Patton and Jefferson are thought the giants, but to these ears the 18 sides that James recorded in late January 1931 – among them “Devil Got My Woman” and “Hard Time Killing Floor Blues” are simply unequalled for their spinechilling atmosphere and originality, having the beauty of hymns, but with little sense of a benign god. Here you can line them all up in a playlist – or be bowled over by their appearance on some of the LP selections here.
Compiled with an expert’s eye and an ear for unlikely kinships, these selections have the feel of pre-war mixtapes. A particularly fine run occurs on LP2, when Emry Arthur, a hillbilly in mixed company in March 1930 arrives with the eerie dissonance of “Reuben Reuben”. He is followed by Skip James’s second take of “Special Rider Blues” and then the sweet ballad “Mammy’s Lullaby” by Ollie Hess, which seems to come from an altogether more consoling and vaudevillian place. A song as magnificent as Geeshie Wiley’s “Last Kind Words Blues”, which ends the fourth LP, equals James in its command of a bereft, godless power.
The set manages to create something of the mystery and discovery that has historically driven blues scholarship. Alongside the greats, it recontextualizes lesser-known talents and encourages further enquiry. Hearing the entropic guitar playing of “Rolling Log Blues” by Lottie Kimbrough determines you to begin your own further investigations. Seven wonderful tracks by eerie banjo pioneer Dock Boggs from WE Myers’ independent label The Lonesome Ace somehow end up here, and the dispassionate fatalism of his material is a fantastic thing to find. You peer a little closer and find Boggs was a pal of the aforementioned Emry Arthur, who worked making furniture at Paramount – which likely accounts for the pair’s presence on the otherwise “race” label. It’s all here if you look.
Huge and beautiful, White’s set lavishes on this music the care it was not offered at the time, a work of scholarship and patience that bolsters rather than diminishes the legend of the collected music, enabling us to hear (and with the advertisements also collected here, see) it more clearly. Petrusich dived the Milwaukee River, but found there were no records down there: a dam had burst in 2000, and washed them all away. John Fahey did find Skip James, but found him to be “an obnoxious, bitter, hateful old creep” whose contempt for everything, especially his new audiences, quickly killed any interest in his rediscovery.
Rumours can prove unfounded, and ghosts scary for unexpected reasons. These Paramount sets demonstrate the power in something altogether more substantial – the music that fired people’s imaginations in the first place.

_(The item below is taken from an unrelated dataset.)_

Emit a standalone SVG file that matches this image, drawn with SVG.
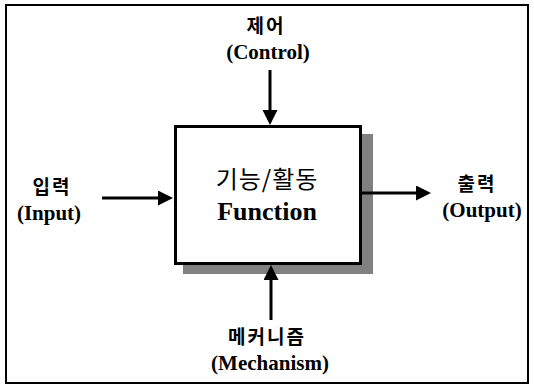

THE PLAYLIST: ARCHIVAL BOX SETS
VARIOUS ARTISTS ed Harry Smith
The Anthology of American Folk Music
Harry Smith compiled his (then not strictly legal) Anthology of early 20th Century music in 1952. The colour-coded collection of blues and Appalachian music made it a lodestone for the 1960s folk revival. John Fahey’s sleevenotes for the 1997 reissue won a Grammy.
“SCREAMIN’ AND HOLLERIN’ THE BLUES” – The worlds of Charley Patton
Released shortly after Fahey’s death, this exemplary exegesis of Patton as musician and in his time also tacitly salutes another talent. The music. Labels. Disc of interviews. It’s all here.
Your Past Comes Back To Haunt You
DUST TO DIGITAL
An immense figure, Fahey was an enthusiast, who became a scholar, musician and proselyte of the blues. This freewheeling box collects the work he made for Joe Bussard’s Fonotone records, under aliases, in odd formations, and in various states of coherence.
CAPTAIN BEEFHEART AND THE MAGIC BAND
Though a psychedelic star, Beefheart’s root was the blues. This Revenant box gathers archive material from across the extraordinary band’s life, including documentary rehearsal footage of the band’s legendary art blues classic, (i)Trout Mask Replica(i).